The first body I remember having is a gymnast’s body. I made team at 6 years old and competed up through high school with practice 6 days, 25 hours/week. A body often covered with bruises, rips, and calluses, being a gymnast is the closest I will ever come to flying, and I had fierce sense of my physicality.
When I switched to dancing in college, those learned patterns of overworking, gripping, muscling, and hyper-flexing not only interfered with my technical training, but resulted in my being injured all-the-time.
In graduate school, luck shined on me in four ways.
- There was an Alexander Technique Training course less than a mile away from the university where I could achieve my teacher training while also pursuing my MFA.
- The master teachers of this school, Joan and Alex Murray, were the ones to pioneer and integrate the work of the anthropologist Raymond Dart and the developmental movement principles he laid out into the Alexander work.

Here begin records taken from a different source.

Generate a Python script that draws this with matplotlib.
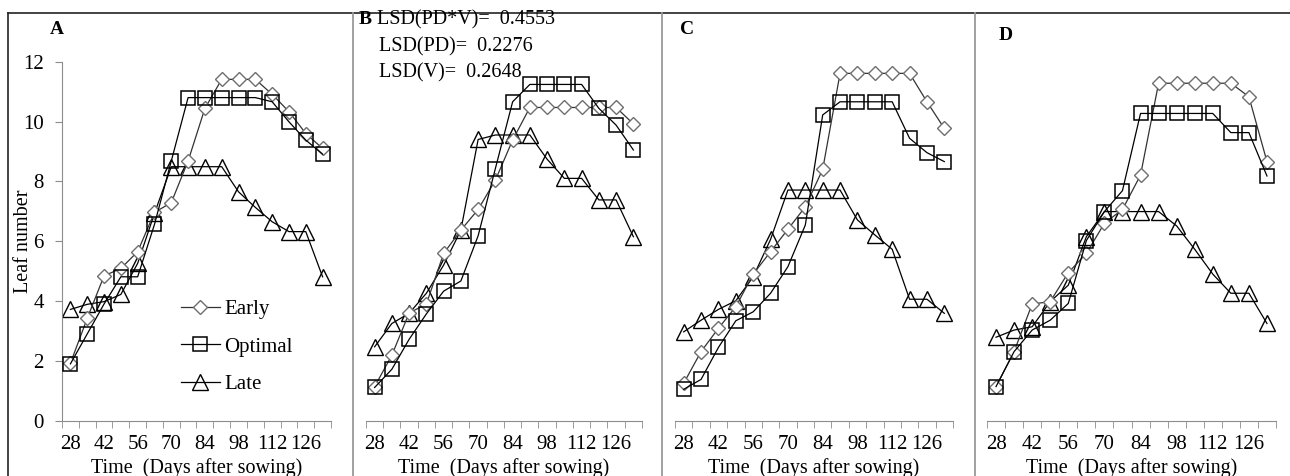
import numpy as np
import matplotlib
matplotlib.use('Agg')
import matplotlib.pyplot as plt
from matplotlib.lines import Line2D

plt.rcParams['font.family'] = ['Liberation Serif', 'DejaVu Serif']

days = [28, 35, 42, 49, 56, 63, 70, 77, 84, 91, 98, 105, 112, 119, 126, 133]
tick_labels = [28, 42, 56, 70, 84, 98, 112, 126]

early_a = [1.92, 3.42, 4.84, 5.09, 5.65, 6.96, 7.29, 8.68, 10.44, 11.41, 11.41, 11.41, 10.91, 10.33, 9.6, 9.1]
optimal_a = [1.9, 2.9, 3.9, 4.81, 4.81, 6.56, 8.68, 10.8, 10.8, 10.8, 10.8, 10.8, 10.66, 9.99, 9.38, 8.91]
late_a = [3.72, 3.89, 3.98, 4.22, 5.26, 6.93, 8.49, 8.49, 8.49, 8.49, 7.65, 7.13, 6.65, 6.32, 6.32, 4.81]

early_b = [1.14, 2.19, 3.6, 3.9, 5.59, 6.37, 7.06, 8.04, 9.38, 10.47, 10.47, 10.47, 10.47, 10.47, 10.47, 9.92]
optimal_b = [1.11, 1.72, 2.72, 3.57, 4.33, 4.67, 6.18, 8.43, 10.66, 11.24, 11.24, 11.24, 11.24, 10.44, 9.88, 9.05]
late_b = [2.47, 3.25, 3.59, 4.26, 5.2, 6.37, 9.4, 9.55, 9.55, 9.55, 8.74, 8.1, 8.1, 7.38, 7.38, 6.15]

early_c = [1.25, 2.31, 3.09, 3.81, 4.9, 5.65, 6.4, 7.15, 8.4, 11.61, 11.61, 11.61, 11.61, 11.61, 10.66, 9.77]
optimal_c = [1.05, 1.38, 2.45, 3.34, 3.64, 4.26, 5.15, 6.54, 10.22, 10.66, 10.66, 10.66, 10.66, 9.44, 8.96, 8.66]
late_c = [2.97, 3.36, 3.72, 4.01, 4.81, 6.06, 7.71, 7.71, 7.71, 7.71, 6.71, 6.21, 5.73, 4.06, 4.06, 3.59]

early_d = [1.14, 2.31, 3.9, 3.98, 4.95, 5.59, 6.6, 7.06, 8.21, 11.28, 11.28, 11.28, 11.28, 11.28, 10.83, 8.66]
optimal_d = [1.14, 2.31, 3.03, 3.36, 3.92, 6.02, 6.99, 7.69, 10.27, 10.27, 10.27, 10.27, 10.27, 9.63, 9.63, 8.18]
late_d = [2.79, 3.03, 3.14, 3.98, 4.53, 6.15, 6.99, 6.99, 6.99, 6.99, 6.51, 5.73, 4.9, 4.26, 4.26, 3.25]

panels = [
    ("A", early_a, optimal_a, late_a, (62, 331)),
    ("B", early_b, optimal_b, late_b, (366, 642)),
    ("C", early_c, optimal_c, late_c, (675, 953)),
    ("D", early_d, optimal_d, late_d, (987, 1276)),
]
lsd_lines = ["LSD(PD*V)=  0.4553", "LSD(PD)=  0.2276", "LSD(V)=  0.2648"]

W, H = 1290, 476
fig = plt.figure(figsize=(W / 100, H / 100), dpi=100)
spine_col = '#8c8c8c'

y0_px, y12_px = 420.7, 61.7
for i, (letter, early, optimal, late, (x0, x1)) in enumerate(panels):
    ax = fig.add_axes([x0 / W, (H - y0_px) / H, (x1 - x0) / W, (y0_px - y12_px) / H])
    ax.plot(days, early, color='#333333', lw=0.9, marker='D', ms=7,
            mfc='white', mec='#6e6e6e', mew=1.0, label='Early', zorder=3)
    ax.plot(days, optimal, color='black', lw=0.9, marker='s', ms=10,
            mfc='none', mec='black', mew=1.1, label='Optimal', zorder=4)
    ax.plot(days, late, color='black', lw=0.9, marker='^', ms=11,
            mfc='none', mec='black', mew=1.0, label='Late', zorder=2)
    ax.set_xlim(24.5, 136.5)
    ax.set_ylim(0, 12)
    ax.set_facecolor('none')
    for s in ['top', 'right']:
        ax.spines[s].set_visible(False)
    ax.spines['bottom'].set_color(spine_col)
    ax.spines['left'].set_color(spine_col)
    ax.set_xticks(tick_labels)
    ax.set_xticklabels([str(t) for t in tick_labels], fontsize=15)
    ax.set_xticks(np.arange(24.5, 137, 7), minor=True)
    ax.tick_params(axis='x', which='major', length=0, pad=10)
    ax.tick_params(axis='x', which='minor', direction='out', length=5,
                   color=spine_col)
    ax.set_xlabel('Time  (Days after sowing)', fontsize=14.5, labelpad=3)
    if i == 0:
        ax.set_yticks(range(0, 13, 2))
        ax.tick_params(axis='y', direction='out', length=5, color=spine_col,
                       labelsize=15, pad=8)
        ax.set_ylabel('Leaf number', fontsize=14.5)
        ax.yaxis.set_label_coords((33 - x0) / (x1 - x0), 0.5)
        ax.legend(loc='upper left', bbox_to_anchor=(0.41, 0.36), frameon=False,
                  fontsize=15, handlelength=1.9, handletextpad=0.2,
                  labelspacing=0.85, borderaxespad=0)
    else:
        ax.spines['left'].set_visible(False)
        ax.set_yticks([])

# panel letters
fig.text(50 / W, 1 - 30 / H, 'A', fontsize=14, fontweight='bold', va='center')
fig.text(359 / W, 1 - 20 / H, 'B', fontsize=14, fontweight='bold', va='center')
fig.text(680 / W, 1 - 30 / H, 'C', fontsize=14, fontweight='bold', va='center')
fig.text(999 / W, 1 - 35 / H, 'D', fontsize=14, fontweight='bold', va='center')

fig.text(377 / W, 1 - 20 / H, lsd_lines[0], fontsize=14.5, va='center')
fig.text(379 / W, 1 - 47 / H, lsd_lines[1], fontsize=14.5, va='center')
fig.text(379 / W, 1 - 73 / H, lsd_lines[2], fontsize=14.5, va='center')

# outer frame and separators
fig.add_artist(Line2D([8 / W, 1], [1 - 13 / H, 1 - 13 / H], color='#222222', lw=1.2))
fig.add_artist(Line2D([8 / W, 8 / W], [0, 1 - 13 / H], color='#222222', lw=1.2))
for xs in [353, 662, 975]:
    fig.add_artist(Line2D([xs / W, xs / W], [0, 1 - 13 / H], color='#9a9a9a', lw=1.3))

fig.savefig('out.png', dpi=100)
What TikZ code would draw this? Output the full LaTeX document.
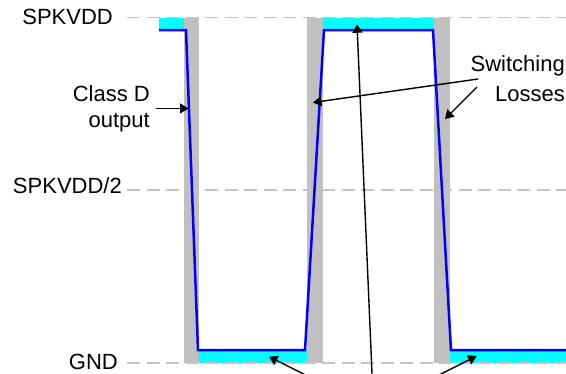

- Joan, a former professional dancer (who performed in London’s Covenant Gardens!!) was pivotal in translating and making connections between the aesthetic form of classical technique and AT.
- And finally, Joan and Alex’s insight into dance and the AT technique informed the philosophy and teaching methods of three of my dance faculty members, also certified under Joan and Alex, and thus my understanding, training, and teaching philosophy.
After my AT Certification my body story changed from being injured almost all the time, to very rarely.
As a dancer, I’ve also been exposed to many other somatic practices and philosophies, most notably Bartenieff Fundamentals, experiential anatomy, release technique, and postmodern dance practices.